>> BEGIN Data segment
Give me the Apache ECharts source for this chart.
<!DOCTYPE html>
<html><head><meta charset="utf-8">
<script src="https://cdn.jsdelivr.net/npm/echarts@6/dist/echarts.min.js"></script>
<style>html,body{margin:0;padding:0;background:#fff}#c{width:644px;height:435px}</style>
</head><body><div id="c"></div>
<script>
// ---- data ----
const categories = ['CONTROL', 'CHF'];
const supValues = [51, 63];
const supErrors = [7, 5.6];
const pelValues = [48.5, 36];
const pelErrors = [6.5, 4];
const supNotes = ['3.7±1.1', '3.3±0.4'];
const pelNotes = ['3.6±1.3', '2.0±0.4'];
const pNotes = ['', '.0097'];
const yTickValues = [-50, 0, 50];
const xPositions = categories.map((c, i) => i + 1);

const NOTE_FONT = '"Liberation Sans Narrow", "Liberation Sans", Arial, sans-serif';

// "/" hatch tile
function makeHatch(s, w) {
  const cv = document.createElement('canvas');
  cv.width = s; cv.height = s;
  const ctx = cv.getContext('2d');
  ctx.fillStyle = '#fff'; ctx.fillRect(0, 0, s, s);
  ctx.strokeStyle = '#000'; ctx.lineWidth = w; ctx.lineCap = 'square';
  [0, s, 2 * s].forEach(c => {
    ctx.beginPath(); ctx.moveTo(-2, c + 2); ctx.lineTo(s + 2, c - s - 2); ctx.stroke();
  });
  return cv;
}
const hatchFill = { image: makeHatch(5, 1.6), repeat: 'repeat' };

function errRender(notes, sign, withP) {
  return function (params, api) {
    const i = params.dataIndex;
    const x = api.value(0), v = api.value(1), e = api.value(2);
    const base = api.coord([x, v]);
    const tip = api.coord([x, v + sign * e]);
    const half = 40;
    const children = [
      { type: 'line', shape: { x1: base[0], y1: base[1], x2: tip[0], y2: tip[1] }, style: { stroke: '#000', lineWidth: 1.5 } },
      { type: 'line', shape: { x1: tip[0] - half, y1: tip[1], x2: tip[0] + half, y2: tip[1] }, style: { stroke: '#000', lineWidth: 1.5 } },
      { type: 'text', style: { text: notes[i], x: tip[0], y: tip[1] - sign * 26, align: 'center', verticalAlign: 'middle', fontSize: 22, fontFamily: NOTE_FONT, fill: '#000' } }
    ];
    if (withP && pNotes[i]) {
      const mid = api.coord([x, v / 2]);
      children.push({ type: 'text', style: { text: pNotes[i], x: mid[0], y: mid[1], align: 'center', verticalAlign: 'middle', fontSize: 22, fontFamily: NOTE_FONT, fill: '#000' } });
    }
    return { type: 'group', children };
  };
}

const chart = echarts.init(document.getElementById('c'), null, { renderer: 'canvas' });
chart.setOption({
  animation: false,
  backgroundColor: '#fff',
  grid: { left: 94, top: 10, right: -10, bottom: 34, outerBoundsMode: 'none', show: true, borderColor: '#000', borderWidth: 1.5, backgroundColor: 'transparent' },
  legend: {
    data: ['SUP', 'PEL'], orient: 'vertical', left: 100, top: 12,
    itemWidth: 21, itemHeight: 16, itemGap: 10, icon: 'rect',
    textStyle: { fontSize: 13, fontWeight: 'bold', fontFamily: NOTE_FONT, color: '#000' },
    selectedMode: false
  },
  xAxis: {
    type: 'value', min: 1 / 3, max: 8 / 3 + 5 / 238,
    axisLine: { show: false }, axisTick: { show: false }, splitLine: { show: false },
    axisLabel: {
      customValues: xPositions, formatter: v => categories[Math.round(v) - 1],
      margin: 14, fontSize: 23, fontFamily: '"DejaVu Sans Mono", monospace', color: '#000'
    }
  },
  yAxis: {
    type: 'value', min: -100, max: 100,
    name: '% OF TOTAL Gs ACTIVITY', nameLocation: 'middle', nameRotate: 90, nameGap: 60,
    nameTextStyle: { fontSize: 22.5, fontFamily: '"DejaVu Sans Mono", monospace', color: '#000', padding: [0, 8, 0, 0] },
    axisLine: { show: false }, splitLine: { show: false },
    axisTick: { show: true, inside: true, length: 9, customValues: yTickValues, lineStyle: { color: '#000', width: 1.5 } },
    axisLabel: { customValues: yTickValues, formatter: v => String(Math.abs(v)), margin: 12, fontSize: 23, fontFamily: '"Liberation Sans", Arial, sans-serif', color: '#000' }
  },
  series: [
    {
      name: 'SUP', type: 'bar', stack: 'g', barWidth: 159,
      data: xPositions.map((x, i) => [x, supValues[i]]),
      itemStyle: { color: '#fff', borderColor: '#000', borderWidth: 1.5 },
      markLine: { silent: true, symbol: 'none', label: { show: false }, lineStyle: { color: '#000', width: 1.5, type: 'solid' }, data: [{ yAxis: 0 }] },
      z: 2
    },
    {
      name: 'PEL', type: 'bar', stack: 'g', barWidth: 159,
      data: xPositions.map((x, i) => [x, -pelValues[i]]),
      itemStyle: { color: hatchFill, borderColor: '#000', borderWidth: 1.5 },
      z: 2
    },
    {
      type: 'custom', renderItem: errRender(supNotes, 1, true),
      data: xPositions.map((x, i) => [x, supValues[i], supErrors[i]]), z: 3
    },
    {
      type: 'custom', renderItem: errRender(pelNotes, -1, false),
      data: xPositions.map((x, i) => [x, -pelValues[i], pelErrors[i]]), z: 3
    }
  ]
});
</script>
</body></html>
>> END Data segment
» Short task:
Print the material above verbatim, first line through the line containing "1.6), repeat: 'repeat'", both included.

» Task output:
Give me the Apache ECharts source for this chart.
<!DOCTYPE html>
<html><head><meta charset="utf-8">
<script src="https://cdn.jsdelivr.net/npm/echarts@6/dist/echarts.min.js"></script>
<style>html,body{margin:0;padding:0;background:#fff}#c{width:644px;height:435px}</style>
</head><body><div id="c"></div>
<script>
// ---- data ----
const categories = ['CONTROL', 'CHF'];
const supValues = [51, 63];
const supErrors = [7, 5.6];
const pelValues = [48.5, 36];
const pelErrors = [6.5, 4];
const supNotes = ['3.7±1.1', '3.3±0.4'];
const pelNotes = ['3.6±1.3', '2.0±0.4'];
const pNotes = ['', '.0097'];
const yTickValues = [-50, 0, 50];
const xPositions = categories.map((c, i) => i + 1);

const NOTE_FONT = '"Liberation Sans Narrow", "Liberation Sans", Arial, sans-serif';

// "/" hatch tile
function makeHatch(s, w) {
  const cv = document.createElement('canvas');
  cv.width = s; cv.height = s;
  const ctx = cv.getContext('2d');
  ctx.fillStyle = '#fff'; ctx.fillRect(0, 0, s, s);
  ctx.strokeStyle = '#000'; ctx.lineWidth = w; ctx.lineCap = 'square';
  [0, s, 2 * s].forEach(c => {
    ctx.beginPath(); ctx.moveTo(-2, c + 2); ctx.lineTo(s + 2, c - s - 2); ctx.stroke();
  });
  return cv;
}
const hatchFill = { image: makeHatch(5, 1.6), repeat: 'repeat' };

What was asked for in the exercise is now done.